Part of a data file

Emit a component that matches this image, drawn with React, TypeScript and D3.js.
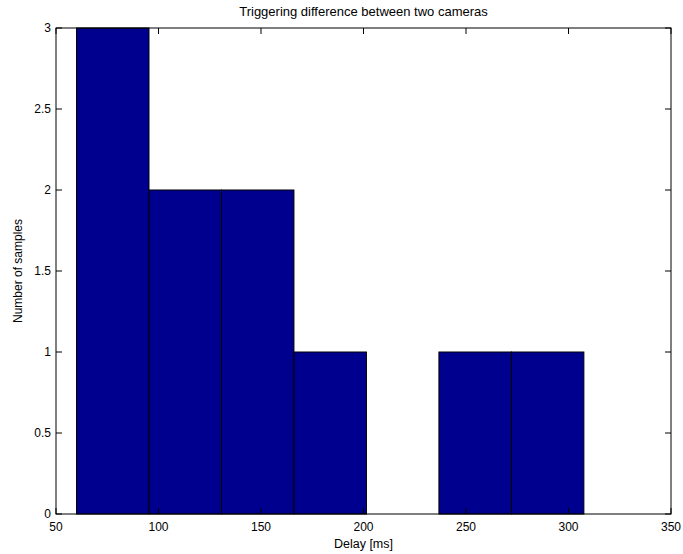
import React from "react";
import * as d3 from "d3";

// Histogram of trigger delays: bin edges in ms and sample counts per bin
const binEdges = [60, 95.36, 130.71, 166.07, 201.43, 236.79, 272.14, 307.5];
const counts = [3, 2, 2, 1, 0, 1, 1];
const xTicks = [50, 100, 150, 200, 250, 300, 350];
const yTicks = [0, 0.5, 1, 1.5, 2, 2.5, 3];

const title = "Triggering difference between two cameras";
const xLabel = "Delay [ms]";
const yLabel = "Number of samples";

const W = 683;
const H = 554;
const M = { left: 56, right: 12, top: 28, bottom: 40 };
const FONT = "'Liberation Sans', Arial, Helvetica, sans-serif";
const BAR = "#00008f";

export default function App() {
  const x = d3.scaleLinear().domain([50, 350]).range([M.left, W - M.right]);
  const y = d3.scaleLinear().domain([0, 3]).range([H - M.bottom, M.top]);
  const [x0, x1] = x.range();
  const [y0, y1] = y.range();
  const tickLen = 6;

  const bins = counts.map((c, i) => ({ lo: binEdges[i], hi: binEdges[i + 1], c }));

  return (
    <svg width={W} height={H} style={{ position: "absolute", left: 0, top: 0, background: "#fff" }}
      fontFamily={FONT}>
      <rect x={0} y={0} width={W} height={H} fill="#fff" />
      {bins.map((b, i) => (
        <rect key={i}
          x={x(b.lo)} y={y(b.c)}
          width={x(b.hi) - x(b.lo)} height={y(0) - y(b.c)}
          fill={BAR} stroke="#000" strokeWidth={1} />
      ))}
      {/* box */}
      <rect x={x0} y={y1} width={x1 - x0} height={y0 - y1} fill="none" stroke="#000" strokeWidth={1} />
      {/* x ticks, inward on bottom and top */}
      {xTicks.map((t) => (
        <g key={"x" + t}>
          <line x1={x(t)} x2={x(t)} y1={y0} y2={y0 - tickLen} stroke="#000" />
          <line x1={x(t)} x2={x(t)} y1={y1} y2={y1 + tickLen} stroke="#000" />
          <text x={x(t)} y={y0 + 17} fontSize={12} textAnchor="middle">{t}</text>
        </g>
      ))}
      {/* y ticks, inward on left and right */}
      {yTicks.map((t) => (
        <g key={"y" + t}>
          <line x1={x0} x2={x0 + tickLen} y1={y(t)} y2={y(t)} stroke="#000" />
          <line x1={x1} x2={x1 - tickLen} y1={y(t)} y2={y(t)} stroke="#000" />
          <text x={x0 - 5} y={y(t) + 4} fontSize={12} textAnchor="end">{t}</text>
        </g>
      ))}
      <text x={(x0 + x1) / 2} y={16} fontSize={13} textAnchor="middle">{title}</text>
      <text x={(x0 + x1) / 2} y={548} fontSize={12.5} textAnchor="middle">{xLabel}</text>
      <text transform={`translate(22, 271) rotate(-90)`} fontSize={12} textAnchor="middle">{yLabel}</text>
    </svg>
  );
}
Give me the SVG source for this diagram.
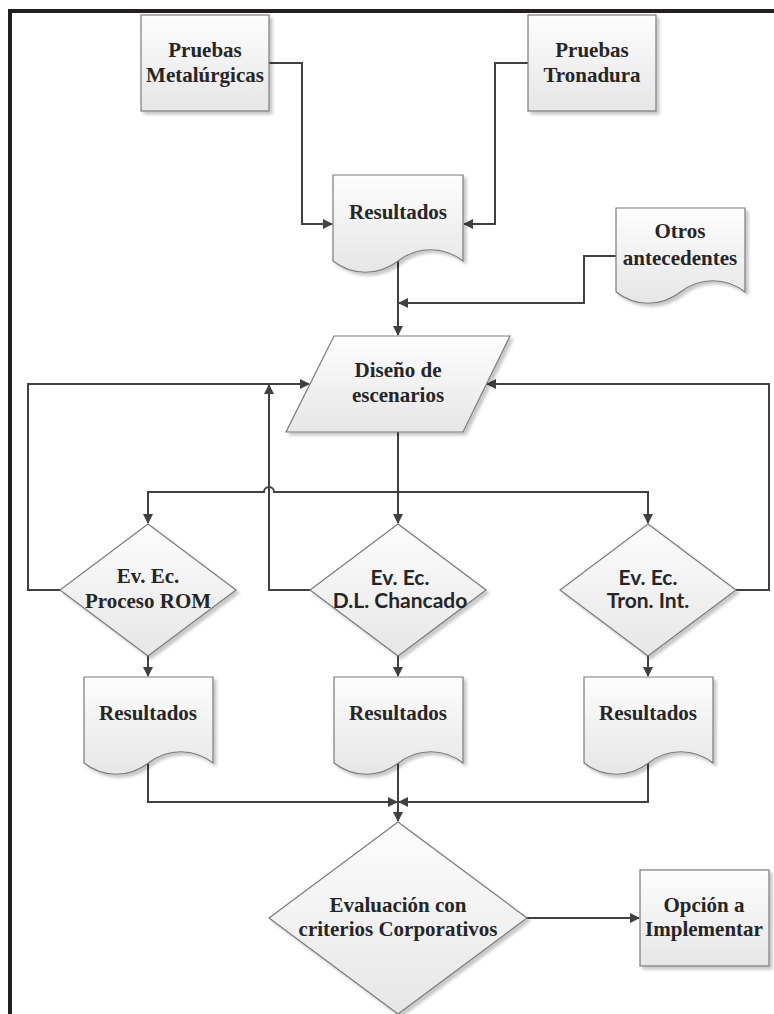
<svg xmlns="http://www.w3.org/2000/svg" width="774" height="1014" viewBox="0 0 774 1014">
<defs>
<linearGradient id="g" x1="0" y1="0" x2="0" y2="1">
<stop offset="0" stop-color="#fdfdfd"/>
<stop offset="1" stop-color="#e6e6e6"/>
</linearGradient>
<filter id="sh" x="-10%" y="-10%" width="130%" height="130%">
<feDropShadow dx="3" dy="3" stdDeviation="1.5" flood-color="#000" flood-opacity="0.22"/>
</filter>
<marker id="ar" viewBox="0 0 10 10" refX="9" refY="5" markerWidth="12" markerHeight="10" markerUnits="userSpaceOnUse" orient="auto">
<path d="M0,0 L10,5 L0,10 Z" fill="#404040"/>
</marker>
<style>
.n{fill:url(#g);stroke:#7a7a7a;stroke-width:1.2;filter:url(#sh)}
.t{font-family:"Liberation Serif","Times New Roman",serif;font-weight:bold;font-size:21px;fill:#262626;text-anchor:middle}
.s{font-family:Lato,"Liberation Sans",sans-serif;font-weight:bold;font-size:21px;fill:#262626;text-anchor:middle}
.c{fill:none;stroke:#404040;stroke-width:2}
.a{marker-end:url(#ar)}
</style>
</defs>
<rect width="774" height="1014" fill="#fff"/>
<g id="frame" stroke="#231f20" stroke-width="4" fill="none">
<path d="M8,11 H774 M10,9 V1014"/>
</g>
<g id="connectors" class="c">
<path class="a" d="M269,63 H302 V224 H332"/>
<path class="a" d="M528,63 H495 V224 H464"/>
<path class="a" d="M398,261 V335"/>
<path class="a" d="M616,256 H584 V303 H399"/>
<path class="a" d="M398,432 V523"/>
<path class="a" d="M398,492 H648 V523"/>
<path class="a" d="M398,492 H274 A5,5 0 0 0 264,492 H148 V523"/>
<path class="a" d="M60,590 H28 V384 H309"/>
<path class="a" d="M310,590 H269 V385"/>
<path class="a" d="M736,590 H769 V384 H487"/>
<path class="a" d="M148,656 V676"/>
<path class="a" d="M398,656 V676"/>
<path class="a" d="M648,656 V676"/>
<path class="a" d="M148,763 V802 H397"/>
<path class="a" d="M648,763 V802 H399"/>
<path class="a" d="M398,763 V821"/>
<path class="a" d="M527,918 H639"/>
</g>
<g id="pruebas-metalurgicas">
<rect class="n" x="141" y="15" width="128" height="96"/>
<text class="t" x="205" y="57">Pruebas</text>
<text class="t" x="205" y="82">Metalúrgicas</text>
</g>
<g id="pruebas-tronadura">
<rect class="n" x="528" y="15" width="128" height="96"/>
<text class="t" x="592" y="57">Pruebas</text>
<text class="t" x="592" y="82">Tronadura</text>
</g>
<g id="resultados-top">
<path class="n" d="M333,175 H463 V261 C443.5,246 417.5,246 398,261 C378.5,276 352.5,276 333,261 Z"/>
<text class="t" x="398" y="219">Resultados</text>
</g>
<g id="otros-antecedentes">
<path class="n" d="M616,208 H745 V292 C725.6,277 700,277 680.5,292 C661,307 635.4,307 616,292 Z"/>
<text class="t" x="680" y="238">Otros</text>
<text class="t" x="680" y="265">antecedentes</text>
</g>
<g id="diseno-escenarios">
<polygon class="n" points="334,336 510,336 463,432 286,432"/>
<text class="t" x="398" y="377">Diseño de</text>
<text class="t" x="398" y="402">escenarios</text>
</g>
<g id="ev-rom">
<polygon class="n" points="148,524 236,590 148,656 60,590"/>
<text class="t" x="148" y="583">Ev. Ec.</text>
<text class="t" x="148" y="608">Proceso ROM</text>
</g>
<g id="ev-chancado">
<polygon class="n" points="398,524 486,590 398,656 310,590"/>
<text class="s" x="400" y="585">Ev. Ec.</text>
<text class="s" x="400" y="608">D.L. Chancado</text>
</g>
<g id="ev-tron">
<polygon class="n" points="648,524 736,590 648,656 560,590"/>
<text class="s" x="648" y="585">Ev. Ec.</text>
<text class="s" x="648" y="608">Tron. Int.</text>
</g>
<g id="resultados-rom">
<path class="n" d="M84,677 H213 V763 C193.6,748 168,748 148.5,763 C129,778 103.4,778 84,763 Z"/>
<text class="t" x="148" y="720">Resultados</text>
</g>
<g id="resultados-chancado">
<path class="n" d="M334,677 H463 V763 C443.6,748 418,748 398.5,763 C379,778 353.4,778 334,763 Z"/>
<text class="t" x="398" y="720">Resultados</text>
</g>
<g id="resultados-tron">
<path class="n" d="M584,677 H713 V763 C693.6,748 668,748 648.5,763 C629,778 603.4,778 584,763 Z"/>
<text class="t" x="648" y="720">Resultados</text>
</g>
<g id="evaluacion">
<polygon class="n" points="398,822 527,918 398,1014 269,918"/>
<text class="t" x="398" y="912">Evaluación con</text>
<text class="t" x="398" y="936">criterios Corporativos</text>
</g>
<g id="opcion">
<rect class="n" x="640" y="870" width="129" height="96"/>
<text class="t" x="704" y="912">Opción a</text>
<text class="t" x="704" y="936">Implementar</text>
</g>
</svg>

■ **What the task requires**:
Without any pictures, reproduce the lines from the first one in the material through the line that has "import * as", exactly as they appear.

■ **Task response**:
Emit a component that matches this image, drawn with React, TypeScript and D3.js.
import React from "react";
import * as d3 from "d3";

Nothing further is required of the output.